Keep food available throughout the day for teachable moments. If your dog only pays attention to you when you walk to the cookie jar or take out your treat pouch, your dog has learned those are times when doing what you ask will pay off but other times. Once your dog has learned behaviors, you can keep jars of treats in different rooms without having the food on you. Then when you ask for a behavior (or capture your dog doing something you like), you can mark the behavior and go to the jar for a cookie. (You can also use environmental reinforcers but that is not the focus of this post.) If you wear your treat pouch throughout the day, your dog will get used to seeing it without it signaling the start of official training.

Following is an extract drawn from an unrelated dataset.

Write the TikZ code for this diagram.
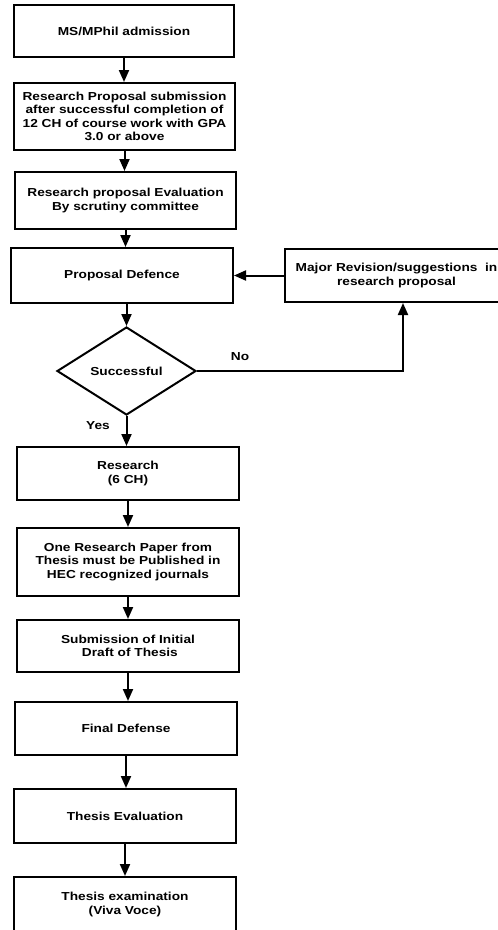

Be very careful with how you pair food when it comes to teaching your dog to do or feel something to which it already has established negative association. Through classical conditioning, remember it is what happens AFTER something that affects how the learner feels about what happens before. If you bring out that piece of steak to lure your dog into a crate that has a negative history, your dog may come to learn that the steak coming out is a predictor of the evil crate. If, on the other hand, your dog goes into the crate and THEN gets a piece of steak, the crate can become a predictor for a nice, tasty snack.